## Your task
Every line of the listing must be reproduced as it stands. Leave the images behind.

## Given data
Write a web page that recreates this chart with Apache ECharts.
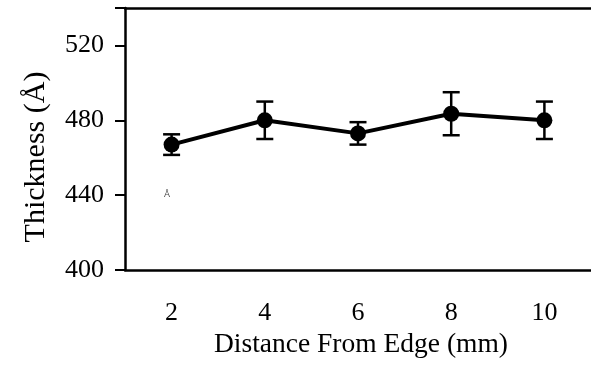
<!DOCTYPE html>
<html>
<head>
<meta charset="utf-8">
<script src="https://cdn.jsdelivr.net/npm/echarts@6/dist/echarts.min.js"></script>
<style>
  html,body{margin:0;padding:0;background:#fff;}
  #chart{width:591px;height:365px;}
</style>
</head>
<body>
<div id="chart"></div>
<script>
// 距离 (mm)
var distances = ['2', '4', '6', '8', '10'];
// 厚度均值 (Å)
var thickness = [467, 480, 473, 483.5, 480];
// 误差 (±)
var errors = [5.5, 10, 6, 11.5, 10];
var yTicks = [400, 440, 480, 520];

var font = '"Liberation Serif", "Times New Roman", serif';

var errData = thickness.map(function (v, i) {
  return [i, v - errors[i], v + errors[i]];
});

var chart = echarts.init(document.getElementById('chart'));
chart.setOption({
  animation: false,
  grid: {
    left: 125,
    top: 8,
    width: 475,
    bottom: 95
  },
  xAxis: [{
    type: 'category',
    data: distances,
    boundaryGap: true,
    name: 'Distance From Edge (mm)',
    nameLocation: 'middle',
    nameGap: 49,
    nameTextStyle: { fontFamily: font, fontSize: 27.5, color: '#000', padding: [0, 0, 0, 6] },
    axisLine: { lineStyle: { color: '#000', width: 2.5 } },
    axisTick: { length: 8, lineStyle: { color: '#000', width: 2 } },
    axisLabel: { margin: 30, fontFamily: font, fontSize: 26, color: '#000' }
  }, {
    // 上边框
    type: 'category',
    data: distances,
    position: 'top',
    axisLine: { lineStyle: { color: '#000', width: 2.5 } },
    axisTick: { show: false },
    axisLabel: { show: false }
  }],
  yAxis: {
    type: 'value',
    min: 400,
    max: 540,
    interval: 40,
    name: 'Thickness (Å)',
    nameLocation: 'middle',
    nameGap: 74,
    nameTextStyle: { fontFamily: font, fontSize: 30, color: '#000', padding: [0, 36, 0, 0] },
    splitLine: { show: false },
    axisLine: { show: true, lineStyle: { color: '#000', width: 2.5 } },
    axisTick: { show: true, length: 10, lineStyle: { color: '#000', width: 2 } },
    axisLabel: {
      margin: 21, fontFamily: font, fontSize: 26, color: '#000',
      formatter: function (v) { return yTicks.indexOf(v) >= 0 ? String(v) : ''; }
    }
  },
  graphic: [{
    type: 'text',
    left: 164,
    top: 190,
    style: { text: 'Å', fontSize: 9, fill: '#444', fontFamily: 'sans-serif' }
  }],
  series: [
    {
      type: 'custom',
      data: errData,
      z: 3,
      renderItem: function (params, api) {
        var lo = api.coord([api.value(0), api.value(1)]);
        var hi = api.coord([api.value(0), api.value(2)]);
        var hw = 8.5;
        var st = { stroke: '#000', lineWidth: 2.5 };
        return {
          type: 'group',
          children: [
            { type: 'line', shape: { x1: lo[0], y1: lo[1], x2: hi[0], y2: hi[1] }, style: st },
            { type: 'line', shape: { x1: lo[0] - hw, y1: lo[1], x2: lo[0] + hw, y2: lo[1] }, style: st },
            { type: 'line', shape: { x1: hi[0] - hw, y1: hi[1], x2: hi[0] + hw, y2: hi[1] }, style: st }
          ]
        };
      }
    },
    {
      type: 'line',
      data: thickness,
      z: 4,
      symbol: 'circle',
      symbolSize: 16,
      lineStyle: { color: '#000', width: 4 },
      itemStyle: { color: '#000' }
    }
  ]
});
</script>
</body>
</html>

## Solution for this task
Write a web page that recreates this chart with Apache ECharts.
<!DOCTYPE html>
<html>
<head>
<meta charset="utf-8">
<script src="https://cdn.jsdelivr.net/npm/echarts@6/dist/echarts.min.js"></script>
<style>
  html,body{margin:0;padding:0;background:#fff;}
  #chart{width:591px;height:365px;}
</style>
</head>
<body>
<div id="chart"></div>
<script>
// 距离 (mm)
var distances = ['2', '4', '6', '8', '10'];
// 厚度均值 (Å)
var thickness = [467, 480, 473, 483.5, 480];
// 误差 (±)
var errors = [5.5, 10, 6, 11.5, 10];
var yTicks = [400, 440, 480, 520];

var font = '"Liberation Serif", "Times New Roman", serif';

var errData = thickness.map(function (v, i) {
  return [i, v - errors[i], v + errors[i]];
});

var chart = echarts.init(document.getElementById('chart'));
chart.setOption({
  animation: false,
  grid: {
    left: 125,
    top: 8,
    width: 475,
    bottom: 95
  },
  xAxis: [{
    type: 'category',
    data: distances,
    boundaryGap: true,
    name: 'Distance From Edge (mm)',
    nameLocation: 'middle',
    nameGap: 49,
    nameTextStyle: { fontFamily: font, fontSize: 27.5, color: '#000', padding: [0, 0, 0, 6] },
    axisLine: { lineStyle: { color: '#000', width: 2.5 } },
    axisTick: { length: 8, lineStyle: { color: '#000', width: 2 } },
    axisLabel: { margin: 30, fontFamily: font, fontSize: 26, color: '#000' }
  }, {
    // 上边框
    type: 'category',
    data: distances,
    position: 'top',
    axisLine: { lineStyle: { color: '#000', width: 2.5 } },
    axisTick: { show: false },
    axisLabel: { show: false }
  }],
  yAxis: {
    type: 'value',
    min: 400,
    max: 540,
    interval: 40,
    name: 'Thickness (Å)',
    nameLocation: 'middle',
    nameGap: 74,
    nameTextStyle: { fontFamily: font, fontSize: 30, color: '#000', padding: [0, 36, 0, 0] },
    splitLine: { show: false },
    axisLine: { show: true, lineStyle: { color: '#000', width: 2.5 } },
    axisTick: { show: true, length: 10, lineStyle: { color: '#000', width: 2 } },
    axisLabel: {
      margin: 21, fontFamily: font, fontSize: 26, color: '#000',
      formatter: function (v) { return yTicks.indexOf(v) >= 0 ? String(v) : ''; }
    }
  },
  graphic: [{
    type: 'text',
    left: 164,
    top: 190,
    style: { text: 'Å', fontSize: 9, fill: '#444', fontFamily: 'sans-serif' }
  }],
  series: [
    {
      type: 'custom',
      data: errData,
      z: 3,
      renderItem: function (params, api) {
        var lo = api.coord([api.value(0), api.value(1)]);
        var hi = api.coord([api.value(0), api.value(2)]);
        var hw = 8.5;
        var st = { stroke: '#000', lineWidth: 2.5 };
        return {
          type: 'group',
          children: [
            { type: 'line', shape: { x1: lo[0], y1: lo[1], x2: hi[0], y2: hi[1] }, style: st },
            { type: 'line', shape: { x1: lo[0] - hw, y1: lo[1], x2: lo[0] + hw, y2: lo[1] }, style: st },
            { type: 'line', shape: { x1: hi[0] - hw, y1: hi[1], x2: hi[0] + hw, y2: hi[1] }, style: st }
          ]
        };
      }
    },
    {
      type: 'line',
      data: thickness,
      z: 4,
      symbol: 'circle',
      symbolSize: 16,
      lineStyle: { color: '#000', width: 4 },
      itemStyle: { color: '#000' }
    }
  ]
});
</script>
</body>
</html>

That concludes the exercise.